Mathias Blad’s voice has always been a make or break point for Falconer, and it doesn’t take long after hitting play on the opening “Kings and Queens” to hear why: He sounds like a guy who walked into the wrong studio after hoping to land a lead in a production of Les Misérables. “Wh…when do I get to perform my version of ‘Do You Hear the People Sing?’ And why are there so many guitars in here?” He sounds amazing throughout From a Dying Ember, as he always does, but that golden voice really beams during the album’s exceptionally dramatic moments—amidst mellow intros and interludes, alongside the albums many pipes and whistles, and especially on the folkiest numbers (“Bland Sump och Dy” / “Among Swamps and Silt” and the wonderful “Garnets and a Gilded Rose”) and of course the extremely ballady “Rejoice the Adorned.” And okay, yes: It’s pretty easy to pick the accomplished stage actor / singer from the police lineup:
Starting to wonder if Falconer remains a little too theatrical for your liking?
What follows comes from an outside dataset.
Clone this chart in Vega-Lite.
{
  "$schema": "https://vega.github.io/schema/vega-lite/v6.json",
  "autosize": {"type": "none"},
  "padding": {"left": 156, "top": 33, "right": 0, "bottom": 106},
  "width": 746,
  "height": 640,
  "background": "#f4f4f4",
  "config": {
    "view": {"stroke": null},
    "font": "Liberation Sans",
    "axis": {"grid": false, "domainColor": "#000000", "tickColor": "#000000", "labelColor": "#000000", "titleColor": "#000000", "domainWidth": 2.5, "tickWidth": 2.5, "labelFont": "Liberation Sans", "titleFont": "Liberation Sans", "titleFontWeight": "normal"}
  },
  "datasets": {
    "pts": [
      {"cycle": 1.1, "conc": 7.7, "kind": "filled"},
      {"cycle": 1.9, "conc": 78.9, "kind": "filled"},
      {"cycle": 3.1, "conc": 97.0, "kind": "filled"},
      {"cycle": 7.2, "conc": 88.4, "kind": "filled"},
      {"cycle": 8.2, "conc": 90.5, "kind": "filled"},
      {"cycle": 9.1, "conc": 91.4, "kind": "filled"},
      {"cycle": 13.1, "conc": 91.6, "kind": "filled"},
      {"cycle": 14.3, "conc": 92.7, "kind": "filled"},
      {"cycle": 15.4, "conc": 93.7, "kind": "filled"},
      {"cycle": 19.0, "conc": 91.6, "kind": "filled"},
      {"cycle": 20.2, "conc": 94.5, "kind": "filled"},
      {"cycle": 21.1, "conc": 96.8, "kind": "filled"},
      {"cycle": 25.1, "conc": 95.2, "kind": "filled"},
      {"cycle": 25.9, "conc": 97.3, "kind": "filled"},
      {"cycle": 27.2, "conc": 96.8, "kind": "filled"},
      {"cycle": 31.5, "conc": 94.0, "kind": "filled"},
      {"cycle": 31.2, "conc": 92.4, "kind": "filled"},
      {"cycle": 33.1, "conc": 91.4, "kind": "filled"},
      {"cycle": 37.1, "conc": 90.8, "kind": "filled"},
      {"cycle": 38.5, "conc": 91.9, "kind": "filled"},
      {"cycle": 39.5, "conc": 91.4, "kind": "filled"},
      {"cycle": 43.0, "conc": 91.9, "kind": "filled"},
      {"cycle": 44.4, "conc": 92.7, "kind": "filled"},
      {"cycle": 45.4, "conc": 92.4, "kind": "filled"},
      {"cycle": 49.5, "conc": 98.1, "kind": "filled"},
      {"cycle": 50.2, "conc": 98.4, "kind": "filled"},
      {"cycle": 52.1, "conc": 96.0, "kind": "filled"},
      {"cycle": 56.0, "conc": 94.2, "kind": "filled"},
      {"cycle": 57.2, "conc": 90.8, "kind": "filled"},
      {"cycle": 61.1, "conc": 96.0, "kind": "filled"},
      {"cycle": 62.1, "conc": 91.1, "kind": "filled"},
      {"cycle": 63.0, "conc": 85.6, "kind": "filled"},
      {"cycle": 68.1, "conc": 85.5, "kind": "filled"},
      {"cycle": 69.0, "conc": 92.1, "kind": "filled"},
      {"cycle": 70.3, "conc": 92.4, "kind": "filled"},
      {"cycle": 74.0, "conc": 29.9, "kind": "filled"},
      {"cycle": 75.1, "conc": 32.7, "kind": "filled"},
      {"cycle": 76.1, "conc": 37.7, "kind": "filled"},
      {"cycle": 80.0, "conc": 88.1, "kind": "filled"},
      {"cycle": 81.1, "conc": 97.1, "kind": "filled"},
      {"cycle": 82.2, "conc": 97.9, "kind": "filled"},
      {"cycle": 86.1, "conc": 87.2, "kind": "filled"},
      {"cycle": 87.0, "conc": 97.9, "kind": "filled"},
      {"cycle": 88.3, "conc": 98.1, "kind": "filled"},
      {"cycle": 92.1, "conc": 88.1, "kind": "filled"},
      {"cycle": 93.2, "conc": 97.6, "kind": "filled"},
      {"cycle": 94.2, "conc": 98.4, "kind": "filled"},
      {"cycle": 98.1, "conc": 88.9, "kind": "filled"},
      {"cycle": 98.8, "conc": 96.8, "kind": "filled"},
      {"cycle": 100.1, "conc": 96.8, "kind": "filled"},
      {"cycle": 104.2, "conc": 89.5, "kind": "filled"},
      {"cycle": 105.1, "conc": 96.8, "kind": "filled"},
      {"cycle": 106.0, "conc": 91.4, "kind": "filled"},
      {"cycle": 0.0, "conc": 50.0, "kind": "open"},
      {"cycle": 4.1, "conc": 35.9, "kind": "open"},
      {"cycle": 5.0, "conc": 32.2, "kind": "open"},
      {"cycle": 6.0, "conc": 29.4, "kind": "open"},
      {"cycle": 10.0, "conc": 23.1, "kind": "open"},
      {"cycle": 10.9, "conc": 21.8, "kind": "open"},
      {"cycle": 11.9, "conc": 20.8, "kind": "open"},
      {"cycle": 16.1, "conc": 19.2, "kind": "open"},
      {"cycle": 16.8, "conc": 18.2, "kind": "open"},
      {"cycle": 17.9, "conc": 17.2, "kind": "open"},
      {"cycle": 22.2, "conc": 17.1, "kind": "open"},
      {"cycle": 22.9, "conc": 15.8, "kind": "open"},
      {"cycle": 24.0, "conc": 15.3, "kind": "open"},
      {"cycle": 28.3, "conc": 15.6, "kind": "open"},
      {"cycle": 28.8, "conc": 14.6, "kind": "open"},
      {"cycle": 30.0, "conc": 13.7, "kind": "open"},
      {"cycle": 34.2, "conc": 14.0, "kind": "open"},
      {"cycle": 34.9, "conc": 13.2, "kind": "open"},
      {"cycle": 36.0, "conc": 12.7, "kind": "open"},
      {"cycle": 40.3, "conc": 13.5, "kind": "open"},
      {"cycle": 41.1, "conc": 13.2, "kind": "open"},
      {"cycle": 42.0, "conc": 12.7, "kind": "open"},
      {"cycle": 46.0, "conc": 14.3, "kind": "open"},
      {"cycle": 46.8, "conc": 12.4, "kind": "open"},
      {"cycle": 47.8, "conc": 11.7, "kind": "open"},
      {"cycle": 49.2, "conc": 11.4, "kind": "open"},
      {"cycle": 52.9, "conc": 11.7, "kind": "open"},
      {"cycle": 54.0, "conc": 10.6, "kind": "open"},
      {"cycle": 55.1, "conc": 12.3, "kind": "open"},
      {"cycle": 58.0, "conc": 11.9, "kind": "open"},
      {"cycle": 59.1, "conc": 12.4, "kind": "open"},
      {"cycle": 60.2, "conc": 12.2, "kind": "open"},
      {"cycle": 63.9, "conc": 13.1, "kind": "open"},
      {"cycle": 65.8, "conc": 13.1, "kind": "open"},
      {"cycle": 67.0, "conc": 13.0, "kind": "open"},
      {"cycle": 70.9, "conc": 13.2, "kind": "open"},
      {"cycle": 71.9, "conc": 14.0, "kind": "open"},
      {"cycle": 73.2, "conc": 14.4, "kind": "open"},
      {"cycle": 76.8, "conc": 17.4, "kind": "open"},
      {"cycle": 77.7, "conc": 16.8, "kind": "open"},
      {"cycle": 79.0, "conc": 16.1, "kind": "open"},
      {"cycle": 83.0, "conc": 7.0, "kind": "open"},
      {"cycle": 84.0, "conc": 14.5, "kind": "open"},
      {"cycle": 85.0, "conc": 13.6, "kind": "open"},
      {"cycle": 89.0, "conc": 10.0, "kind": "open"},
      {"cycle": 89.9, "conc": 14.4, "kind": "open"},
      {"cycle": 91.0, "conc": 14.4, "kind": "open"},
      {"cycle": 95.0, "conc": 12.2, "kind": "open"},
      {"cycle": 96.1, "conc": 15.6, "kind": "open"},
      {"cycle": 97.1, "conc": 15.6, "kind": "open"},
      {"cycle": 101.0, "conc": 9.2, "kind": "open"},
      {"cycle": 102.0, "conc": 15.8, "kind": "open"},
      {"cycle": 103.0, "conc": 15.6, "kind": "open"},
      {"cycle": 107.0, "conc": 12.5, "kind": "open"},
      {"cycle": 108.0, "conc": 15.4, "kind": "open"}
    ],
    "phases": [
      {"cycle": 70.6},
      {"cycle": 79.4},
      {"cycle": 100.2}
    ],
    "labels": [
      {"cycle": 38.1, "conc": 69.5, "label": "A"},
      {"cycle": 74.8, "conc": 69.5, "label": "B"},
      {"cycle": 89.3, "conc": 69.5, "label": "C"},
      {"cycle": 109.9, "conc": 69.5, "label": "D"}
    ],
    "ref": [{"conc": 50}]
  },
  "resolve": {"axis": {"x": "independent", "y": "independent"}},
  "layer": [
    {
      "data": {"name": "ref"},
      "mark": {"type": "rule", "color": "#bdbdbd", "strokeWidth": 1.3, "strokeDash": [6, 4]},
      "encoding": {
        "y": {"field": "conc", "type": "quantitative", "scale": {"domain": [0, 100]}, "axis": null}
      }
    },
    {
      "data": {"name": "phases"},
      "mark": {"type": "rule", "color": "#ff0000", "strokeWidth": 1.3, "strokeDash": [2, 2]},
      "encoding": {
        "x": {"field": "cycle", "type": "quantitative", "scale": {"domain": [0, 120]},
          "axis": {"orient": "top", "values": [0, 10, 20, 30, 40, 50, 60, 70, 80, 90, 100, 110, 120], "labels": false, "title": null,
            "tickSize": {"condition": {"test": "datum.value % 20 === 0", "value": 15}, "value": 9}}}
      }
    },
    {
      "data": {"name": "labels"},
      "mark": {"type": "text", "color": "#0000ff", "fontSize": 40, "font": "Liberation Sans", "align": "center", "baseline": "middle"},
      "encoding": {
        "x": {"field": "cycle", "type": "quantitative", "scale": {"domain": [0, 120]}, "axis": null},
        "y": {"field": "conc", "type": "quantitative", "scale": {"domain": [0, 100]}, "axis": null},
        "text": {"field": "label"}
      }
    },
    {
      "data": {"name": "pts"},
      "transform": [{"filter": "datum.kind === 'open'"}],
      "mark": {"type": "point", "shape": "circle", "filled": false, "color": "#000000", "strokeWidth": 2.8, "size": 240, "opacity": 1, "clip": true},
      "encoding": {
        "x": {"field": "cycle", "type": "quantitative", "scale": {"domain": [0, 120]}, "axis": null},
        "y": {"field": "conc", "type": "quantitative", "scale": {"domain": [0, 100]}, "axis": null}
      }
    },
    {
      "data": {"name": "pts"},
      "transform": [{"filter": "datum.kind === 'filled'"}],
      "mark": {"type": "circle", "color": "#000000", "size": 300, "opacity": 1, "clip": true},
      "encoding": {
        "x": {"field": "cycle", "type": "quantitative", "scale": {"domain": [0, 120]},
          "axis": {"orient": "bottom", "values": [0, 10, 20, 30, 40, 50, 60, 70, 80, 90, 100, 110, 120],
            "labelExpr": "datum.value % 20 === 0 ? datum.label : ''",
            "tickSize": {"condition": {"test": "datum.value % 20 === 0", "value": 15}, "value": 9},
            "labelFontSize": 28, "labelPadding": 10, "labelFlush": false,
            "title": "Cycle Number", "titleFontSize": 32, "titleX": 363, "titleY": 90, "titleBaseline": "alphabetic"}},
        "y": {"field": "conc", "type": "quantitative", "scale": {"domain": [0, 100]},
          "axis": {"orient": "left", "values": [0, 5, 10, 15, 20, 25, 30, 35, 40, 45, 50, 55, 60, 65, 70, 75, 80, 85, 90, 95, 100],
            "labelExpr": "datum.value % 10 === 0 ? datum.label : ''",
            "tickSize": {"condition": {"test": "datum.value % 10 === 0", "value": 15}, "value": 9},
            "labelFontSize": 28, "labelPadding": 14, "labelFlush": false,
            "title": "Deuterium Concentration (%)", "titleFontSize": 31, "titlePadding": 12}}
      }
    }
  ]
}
That’s a reasonable concern for those overly sensitive about such things. After all, there’s a song called “Rejoice the Adorned” and lyrics involving jesters stealing kings’ scepters and fools prancing into graves on this record. Still, I can’t help but wonder if the greater public would eat up an album like From a Dying Ember (or any Falconer album, for that matter) if it were somehow transformed into a Netflix show.
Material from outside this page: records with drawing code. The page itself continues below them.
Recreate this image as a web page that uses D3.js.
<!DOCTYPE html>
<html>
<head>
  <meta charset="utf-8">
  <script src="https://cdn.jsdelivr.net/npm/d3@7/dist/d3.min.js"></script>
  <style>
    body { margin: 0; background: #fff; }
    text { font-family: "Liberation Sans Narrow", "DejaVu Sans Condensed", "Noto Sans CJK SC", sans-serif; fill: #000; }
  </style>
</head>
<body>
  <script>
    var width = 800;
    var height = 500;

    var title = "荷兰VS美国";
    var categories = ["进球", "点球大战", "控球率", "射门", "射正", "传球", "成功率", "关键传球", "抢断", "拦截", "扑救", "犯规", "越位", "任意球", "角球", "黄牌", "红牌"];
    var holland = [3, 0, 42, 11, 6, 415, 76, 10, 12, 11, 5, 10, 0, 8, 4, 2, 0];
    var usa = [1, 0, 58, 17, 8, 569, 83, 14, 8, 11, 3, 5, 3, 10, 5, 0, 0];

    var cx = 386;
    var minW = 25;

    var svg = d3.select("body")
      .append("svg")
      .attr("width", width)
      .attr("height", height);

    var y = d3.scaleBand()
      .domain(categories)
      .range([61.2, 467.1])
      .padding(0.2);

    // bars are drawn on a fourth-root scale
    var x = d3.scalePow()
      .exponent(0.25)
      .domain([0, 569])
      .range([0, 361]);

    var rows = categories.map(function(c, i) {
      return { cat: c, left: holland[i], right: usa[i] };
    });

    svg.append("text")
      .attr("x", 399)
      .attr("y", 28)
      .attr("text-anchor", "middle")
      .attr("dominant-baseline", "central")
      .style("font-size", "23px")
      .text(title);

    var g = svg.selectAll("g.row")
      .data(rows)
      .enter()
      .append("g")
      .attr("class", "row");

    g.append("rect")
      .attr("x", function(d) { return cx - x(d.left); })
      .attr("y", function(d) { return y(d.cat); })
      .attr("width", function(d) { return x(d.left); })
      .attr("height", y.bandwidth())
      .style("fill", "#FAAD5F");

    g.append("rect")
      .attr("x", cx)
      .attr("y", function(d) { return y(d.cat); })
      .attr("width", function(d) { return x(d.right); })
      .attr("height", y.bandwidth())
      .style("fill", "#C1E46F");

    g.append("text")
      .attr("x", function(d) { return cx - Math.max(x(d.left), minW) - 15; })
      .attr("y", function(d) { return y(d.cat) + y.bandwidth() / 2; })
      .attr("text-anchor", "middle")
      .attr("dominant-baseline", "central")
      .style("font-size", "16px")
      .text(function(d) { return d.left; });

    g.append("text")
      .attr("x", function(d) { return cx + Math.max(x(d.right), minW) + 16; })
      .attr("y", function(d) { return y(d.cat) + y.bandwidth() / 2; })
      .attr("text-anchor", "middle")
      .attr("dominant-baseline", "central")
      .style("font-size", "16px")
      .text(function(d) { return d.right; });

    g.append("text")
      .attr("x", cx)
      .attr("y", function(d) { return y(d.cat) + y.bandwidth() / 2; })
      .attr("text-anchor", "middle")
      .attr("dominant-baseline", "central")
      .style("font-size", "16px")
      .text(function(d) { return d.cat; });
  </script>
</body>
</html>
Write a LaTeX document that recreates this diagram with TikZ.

Here’s a vital reminder that seems appropriate at this juncture: Falconer is ( / was) a very metal band at its core. There is true power behind those big chorus hooks in “Redeem and Repent” and “Fool’s Crusade” (best song on the album), and a serious weight has always loomed behind Karsten Larsson’s drumming, particularly when the pedal meets metal, which happens fairly often throughout the record. Proof in the pudding: The closing “Rapture” (co-written by fellow ex-Mithotyn alum, Karl Beckmann) is the closest Falconer’s ever come to penning a straight-up black metal epic.
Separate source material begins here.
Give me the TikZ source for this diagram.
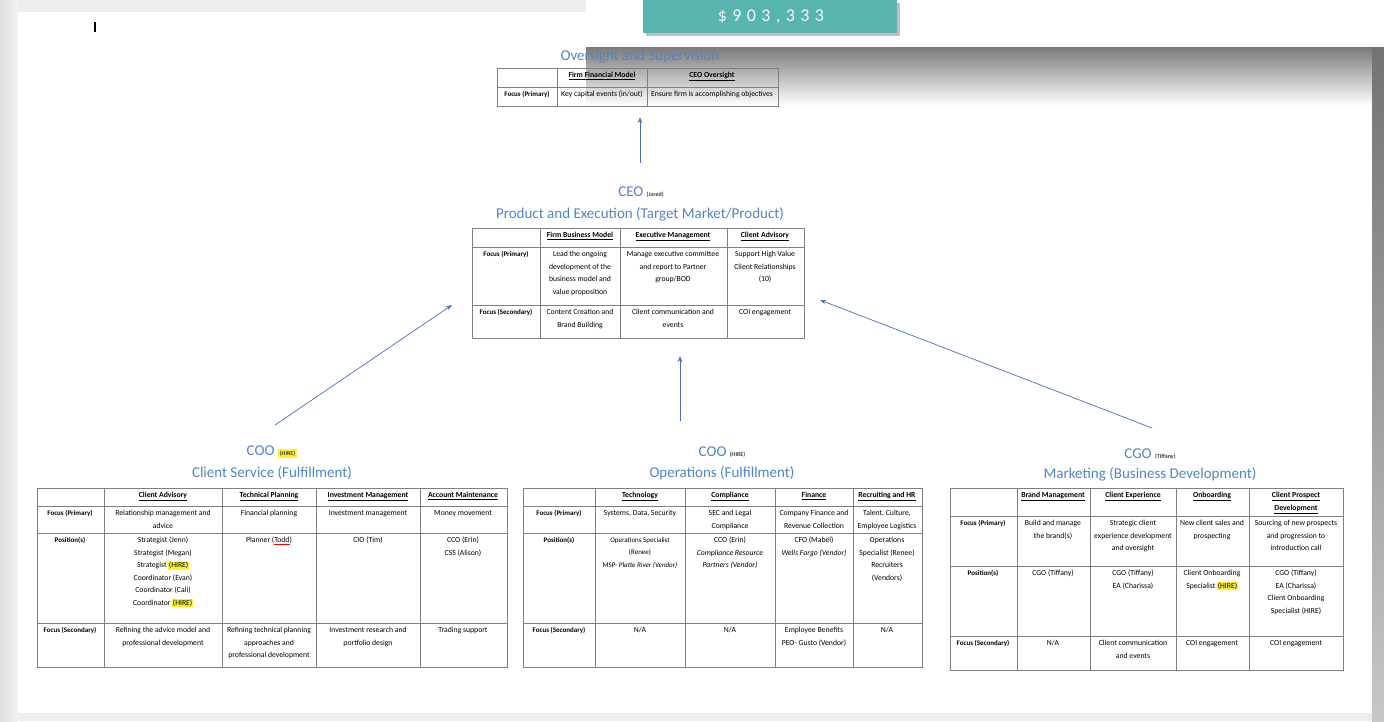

The star of the show here, though, is quite conceivably the lead guitar work of Jimmy Hedlund. The decision to bring this fellow aboard back in 2004 has paid off in abundance, and it can be stated with a fair amount of confidence that Hedlund’s soloing up and down From a Dying Ember is the best he’s done to date. Paired up with Weinerhall’s melodic riffing and Magnus Linhardt’s adventurous bass play and it all makes for an extremely melodic voyage that’s stacked to the rafters with familiar Falconer swagger.
In the end, it’s pretty clear who this record is geared toward: the diehards who’ve been in Falconer’s corner for the better part of the last twenty years. Sure, there’s always room for new fans, and it’s not like any of the previous records are in any sort of danger of suddenly morphing into vapor. But everything about the way From a Dying Ember is presented feels wholly devoted to those who’ve been a part of the family for years and years. Fragments from all the different faces of Falconer across all eight full-lengths are pushed under the spotlight, and as indicated by Stefan Weinerhall, these elements are all maximized by design. This sort of approach is quite effective for a swansong because it almost acts as a scrapbook, but it could also impede the release from vaulting to the top of a list for someone whose biggest hope is that it would out-wallop a banger like Black Moon Rising. That’s really not the intention here, though. At least I don’t think. From a Dying Ember is meant to bid a fond farewell to the full existence of Falconer, and in that regard it succeeds in abundance.
Thank you for 20 years of powerful theatrics, fellows. We’ll keep the ghost light lit.